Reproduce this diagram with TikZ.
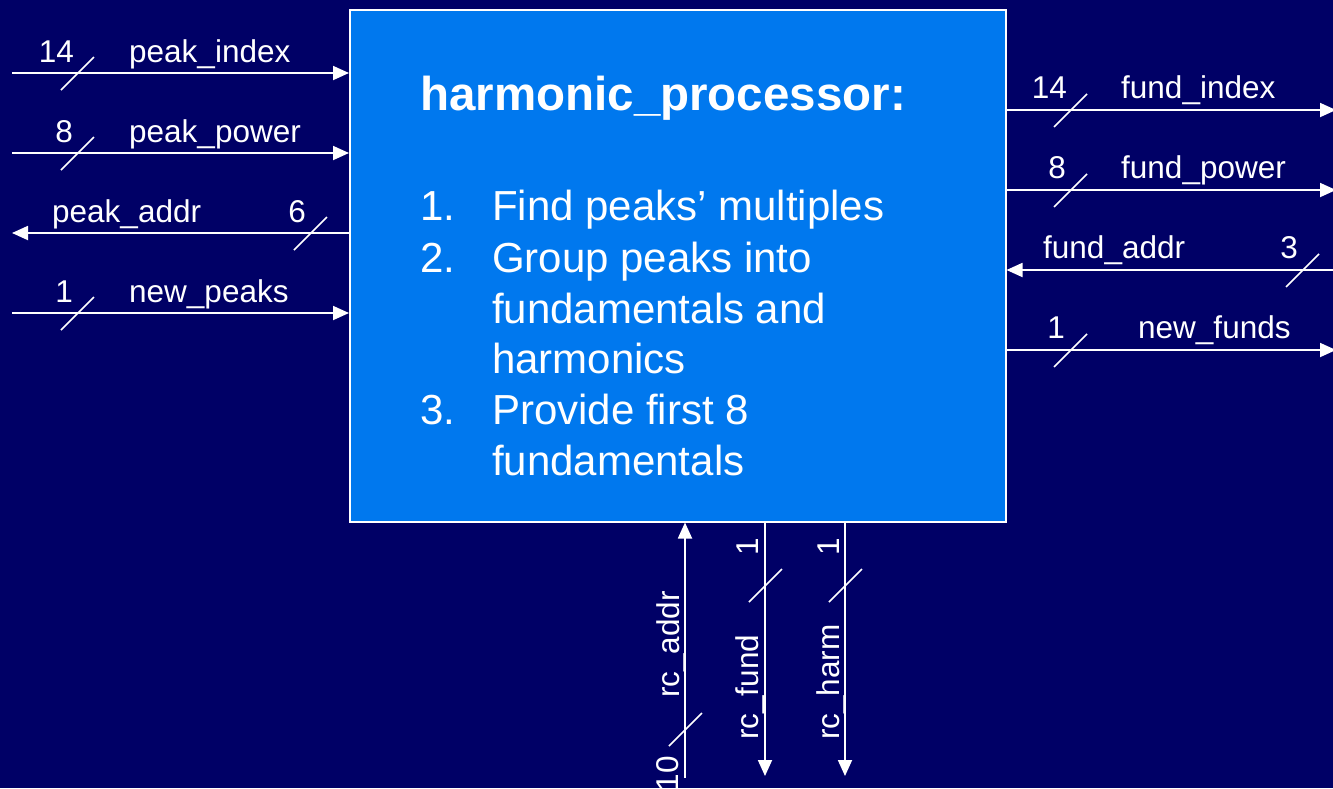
\documentclass[tikz,border=0pt]{standalone}
\usepackage{fontspec}
\setmainfont{Liberation Sans}
\usetikzlibrary{arrows.meta,calc}
\definecolor{navybg}{HTML}{000066}
\definecolor{boxblue}{HTML}{0078EE}

\begin{document}
\begin{tikzpicture}[x=1pt,y=-1pt,>={Triangle[length=16pt,width=14pt]},
  sig/.style={white,line width=1.8pt},
  bus/.style={white,line width=1.6pt},
  lbl/.style={white,inner sep=0pt,font=\fontsize{31.5}{36}\selectfont},
  txt/.style={white,inner sep=0pt,anchor=base west,font=\fontsize{42}{50}\selectfont}]
\fill[navybg] (0,0) rectangle (1333,788);
\useasboundingbox (0,0) rectangle (1333,788);
% the block
\node[draw=white,line width=1.5pt,fill=boxblue,inner sep=0pt,anchor=north west,
  minimum width=656pt,minimum height=512pt] (hp) at (349,9) {};
\node[txt,font=\fontsize{47.5}{56}\selectfont\bfseries] (title) at (420,110) {harmonic\_processor:};
\foreach \n/\y/\t in {1./220/Find peaks’ multiples,2./272/Group peaks into,/323/fundamentals and,
  /373/harmonics,3./424/Provide first 8,/475/fundamentals}{
  \node[txt] at (420,\y) {\n};
  \node[txt] at (492,\y) {\t};
}
% left side
\coordinate (pidx) at (12,73);
\coordinate (ppow) at (12,153);
\coordinate (padr) at (12,233);
\coordinate (pnew) at (12,313);
\draw[sig,->] (pidx) -- (pidx -| hp.west);
\draw[sig,->] (ppow) -- (ppow -| hp.west);
\draw[sig,->] (padr -| hp.west) -- (padr);
\draw[sig,->] (pnew) -- (pnew -| hp.west);
\node[lbl,anchor=base east] at (74,62) {14};
\node[lbl,anchor=base west] at (129,62) {peak\_index};
\node[lbl,anchor=base east] at (73,142) {8};
\node[lbl,anchor=base west] at (129,142) {peak\_power};
\node[lbl,anchor=base west] at (52,222) {peak\_addr};
\node[lbl,anchor=base east] at (306,222) {6};
\node[lbl,anchor=base east] at (73,302) {1};
\node[lbl,anchor=base west] at (129,302) {new\_peaks};
% right side
\coordinate (fidx) at (1336,110);
\coordinate (fpow) at (1336,190);
\coordinate (fadr) at (1340,270);
\coordinate (fnew) at (1336,350);
\draw[sig,->] (fidx -| hp.east) -- (fidx);
\draw[sig,->] (fpow -| hp.east) -- (fpow);
\draw[sig,->] (fadr) -- (fadr -| hp.east);
\draw[sig,->] (fnew -| hp.east) -- (fnew);
\node[lbl,anchor=base east] at (1067,98) {14};
\node[lbl,anchor=base west] at (1121,98) {fund\_index};
\node[lbl,anchor=base east] at (1066,178) {8};
\node[lbl,anchor=base west] at (1121,178) {fund\_power};
\node[lbl,anchor=base west] at (1043,258) {fund\_addr};
\node[lbl,anchor=base east] at (1298,258) {3};
\node[lbl,anchor=base east] at (1065,338) {1};
\node[lbl,anchor=base west] at (1138,338) {new\_funds};
% bottom
\coordinate (radr) at (685,778);
\coordinate (rfnd) at (765,776);
\coordinate (rhrm) at (845,776);
\draw[sig,->] (radr) -- (radr |- hp.south);
\draw[sig,->] (rfnd |- hp.south) -- (rfnd);
\draw[sig,->] (rhrm |- hp.south) -- (rhrm);
\node[lbl,rotate=90,anchor=base west] at (679,698) {rc\_addr};
\node[lbl,rotate=90,anchor=base east] at (678,756) {10};
\node[lbl,rotate=90,anchor=base west] at (758,740) {rc\_fund};
\node[lbl,rotate=90,anchor=base east] at (758,538) {1};
\node[lbl,rotate=90,anchor=base west] at (839,740) {rc\_harm};
\node[lbl,rotate=90,anchor=base east] at (839,538) {1};
% bus width marks
\foreach \p in {(77,73),(77,153),(310,233),(77,313),(1070,110),(1070,190),(1302,270),
  (1070,350),(685,729),(765,585),(845,585)}
  \draw[bus] \p ++(-16,17) -- ++(33,-33);
\end{tikzpicture}
\end{document}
--------------------
What the task asks - Restate the data above word for word. Skip every picture.

Correct answer -
Reproduce this diagram with TikZ.
\documentclass[tikz,border=0pt]{standalone}
\usepackage{fontspec}
\setmainfont{Liberation Sans}
\usetikzlibrary{arrows.meta,calc}
\definecolor{navybg}{HTML}{000066}
\definecolor{boxblue}{HTML}{0078EE}

\begin{document}
\begin{tikzpicture}[x=1pt,y=-1pt,>={Triangle[length=16pt,width=14pt]},
  sig/.style={white,line width=1.8pt},
  bus/.style={white,line width=1.6pt},
  lbl/.style={white,inner sep=0pt,font=\fontsize{31.5}{36}\selectfont},
  txt/.style={white,inner sep=0pt,anchor=base west,font=\fontsize{42}{50}\selectfont}]
\fill[navybg] (0,0) rectangle (1333,788);
\useasboundingbox (0,0) rectangle (1333,788);
% the block
\node[draw=white,line width=1.5pt,fill=boxblue,inner sep=0pt,anchor=north west,
  minimum width=656pt,minimum height=512pt] (hp) at (349,9) {};
\node[txt,font=\fontsize{47.5}{56}\selectfont\bfseries] (title) at (420,110) {harmonic\_processor:};
\foreach \n/\y/\t in {1./220/Find peaks’ multiples,2./272/Group peaks into,/323/fundamentals and,
  /373/harmonics,3./424/Provide first 8,/475/fundamentals}{
  \node[txt] at (420,\y) {\n};
  \node[txt] at (492,\y) {\t};
}
% left side
\coordinate (pidx) at (12,73);
\coordinate (ppow) at (12,153);
\coordinate (padr) at (12,233);
\coordinate (pnew) at (12,313);
\draw[sig,->] (pidx) -- (pidx -| hp.west);
\draw[sig,->] (ppow) -- (ppow -| hp.west);
\draw[sig,->] (padr -| hp.west) -- (padr);
\draw[sig,->] (pnew) -- (pnew -| hp.west);
\node[lbl,anchor=base east] at (74,62) {14};
\node[lbl,anchor=base west] at (129,62) {peak\_index};
\node[lbl,anchor=base east] at (73,142) {8};
\node[lbl,anchor=base west] at (129,142) {peak\_power};
\node[lbl,anchor=base west] at (52,222) {peak\_addr};
\node[lbl,anchor=base east] at (306,222) {6};
\node[lbl,anchor=base east] at (73,302) {1};
\node[lbl,anchor=base west] at (129,302) {new\_peaks};
% right side
\coordinate (fidx) at (1336,110);
\coordinate (fpow) at (1336,190);
\coordinate (fadr) at (1340,270);
\coordinate (fnew) at (1336,350);
\draw[sig,->] (fidx -| hp.east) -- (fidx);
\draw[sig,->] (fpow -| hp.east) -- (fpow);
\draw[sig,->] (fadr) -- (fadr -| hp.east);
\draw[sig,->] (fnew -| hp.east) -- (fnew);
\node[lbl,anchor=base east] at (1067,98) {14};
\node[lbl,anchor=base west] at (1121,98) {fund\_index};
\node[lbl,anchor=base east] at (1066,178) {8};
\node[lbl,anchor=base west] at (1121,178) {fund\_power};
\node[lbl,anchor=base west] at (1043,258) {fund\_addr};
\node[lbl,anchor=base east] at (1298,258) {3};
\node[lbl,anchor=base east] at (1065,338) {1};
\node[lbl,anchor=base west] at (1138,338) {new\_funds};
% bottom
\coordinate (radr) at (685,778);
\coordinate (rfnd) at (765,776);
\coordinate (rhrm) at (845,776);
\draw[sig,->] (radr) -- (radr |- hp.south);
\draw[sig,->] (rfnd |- hp.south) -- (rfnd);
\draw[sig,->] (rhrm |- hp.south) -- (rhrm);
\node[lbl,rotate=90,anchor=base west] at (679,698) {rc\_addr};
\node[lbl,rotate=90,anchor=base east] at (678,756) {10};
\node[lbl,rotate=90,anchor=base west] at (758,740) {rc\_fund};
\node[lbl,rotate=90,anchor=base east] at (758,538) {1};
\node[lbl,rotate=90,anchor=base west] at (839,740) {rc\_harm};
\node[lbl,rotate=90,anchor=base east] at (839,538) {1};
% bus width marks
\foreach \p in {(77,73),(77,153),(310,233),(77,313),(1070,110),(1070,190),(1302,270),
  (1070,350),(685,729),(765,585),(845,585)}
  \draw[bus] \p ++(-16,17) -- ++(33,-33);
\end{tikzpicture}
\end{document}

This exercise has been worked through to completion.